Why small design choices can change who benefits
The online debate is not only about whether joint filing should exist, but about where thresholds should be set. Posts reference multiple variants, including higher consolidated exemption figures such as Rs 12.5 lakh in some circulated talking points. Differences also show up in whether slab thresholds are simply doubled or redesigned for combined income. A second axis is how deductions and exemptions would be pooled, which could change outcomes across household types. Some content suggests families could “better utilise” common deductions like Section 80C, Section 80D, and home loan-related benefits under a pooled approach, though the main fairness argument is about slabs and unused exemptions. Another frequently repeated claim is that joint filing could reduce disparity for households near higher marginal rates, even when total income is unchanged. One circulated comparison table also mentions the surcharge trigger and suggests it could be set higher for joint filers, sometimes phrased as “potentially raised to Rs 75 lakh+” versus Rs 50 lakh, though this is presented as a proposal idea rather than a policy decision. Because these are models, not enacted rules, commenters often argue over which households would gain the most. The calibration question is why the debate resurfaces before budget season and stays active.
Implementation hurdles people keep pointing to
Even supporters of joint filing often acknowledge the operational complexity. The tax infrastructure is built around the individual PAN as the unit, and returns are assessed person-by-person. Posts also flag that TDS systems are designed for individual assessment and reporting. Shifting to joint returns, even as an option, would require clear rules on linking spouses, combining income, and handling changes in marital status. Another frequently mentioned issue is the risk of revenue loss if thresholds are set too high, which could make the proposal harder to adopt. Some users also worry about misuse if households can reconfigure filings purely for tax outcomes without strong checks. Others argue that an optional system reduces the risk because couples can choose the better outcome each year, but that very flexibility is also seen as a design challenge. In practical terms, commenters ask how employers and payroll would align with a joint return concept if withholding continues on an individual basis. The result is a debate that is as much about administration as it is about fairness.

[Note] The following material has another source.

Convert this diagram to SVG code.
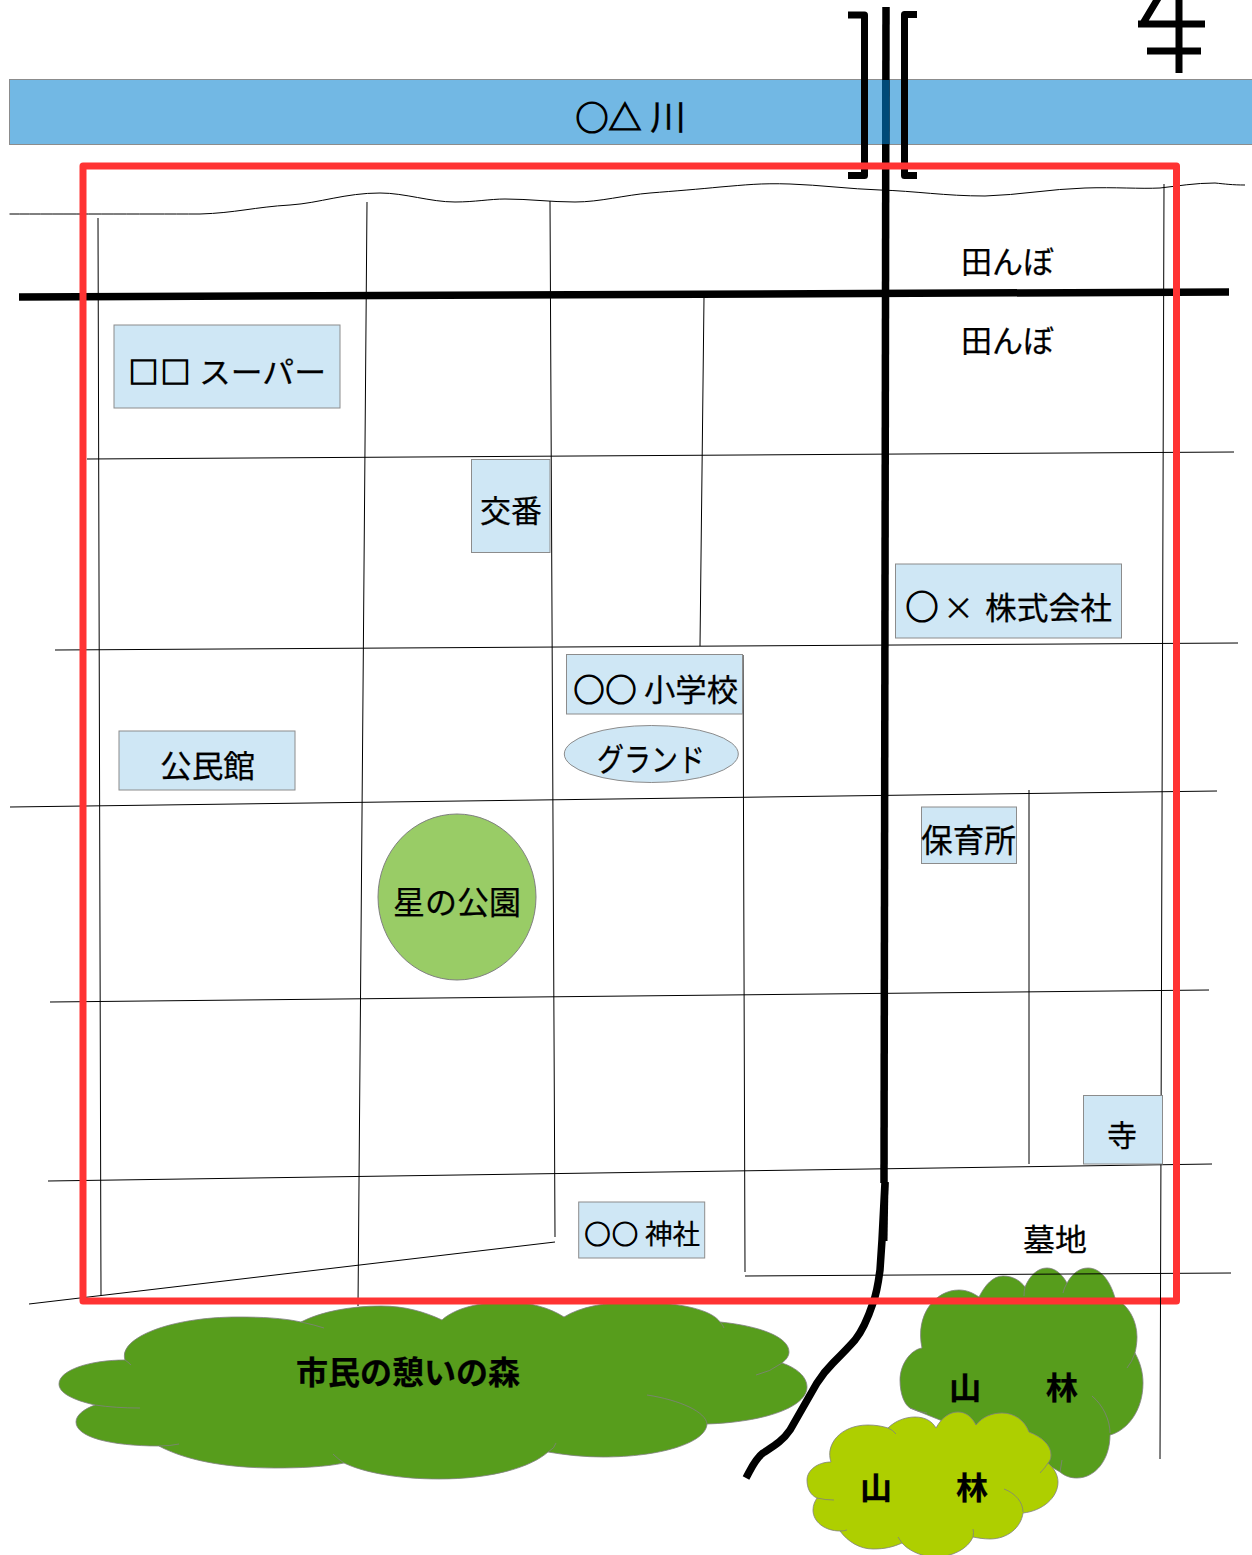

Trade-offs: fairness vs unintended “marriage penalty” effects
A parallel thread in the discussion is that joint filing can create new inequities if not structured carefully. Some posts caution about a possible “marriage penalty”, where adding a secondary earner’s income to the primary earner’s income can push the household into higher brackets. This concern is often linked to behavioural effects, including the risk of discouraging female workforce participation in some cases. Supporters counter that the Indian debate is driven by the opposite household type, where one spouse has no income and the exemption goes unused. The tension highlights that the same tool, joint filing, can help single-earner families while creating different incentives for two-earner families depending on slabs. This is why the optional framing is central in many social summaries. The discussion also reflects a values question: whether the system should prioritise the individual as the tax unit or recognise the household as a shared economic unit. Raghav Chadha’s example has made that question more tangible by attaching a specific outcome to the income split. With Budget 2026 mentioned in many posts, the debate is likely to stay visible, but the details being circulated vary widely.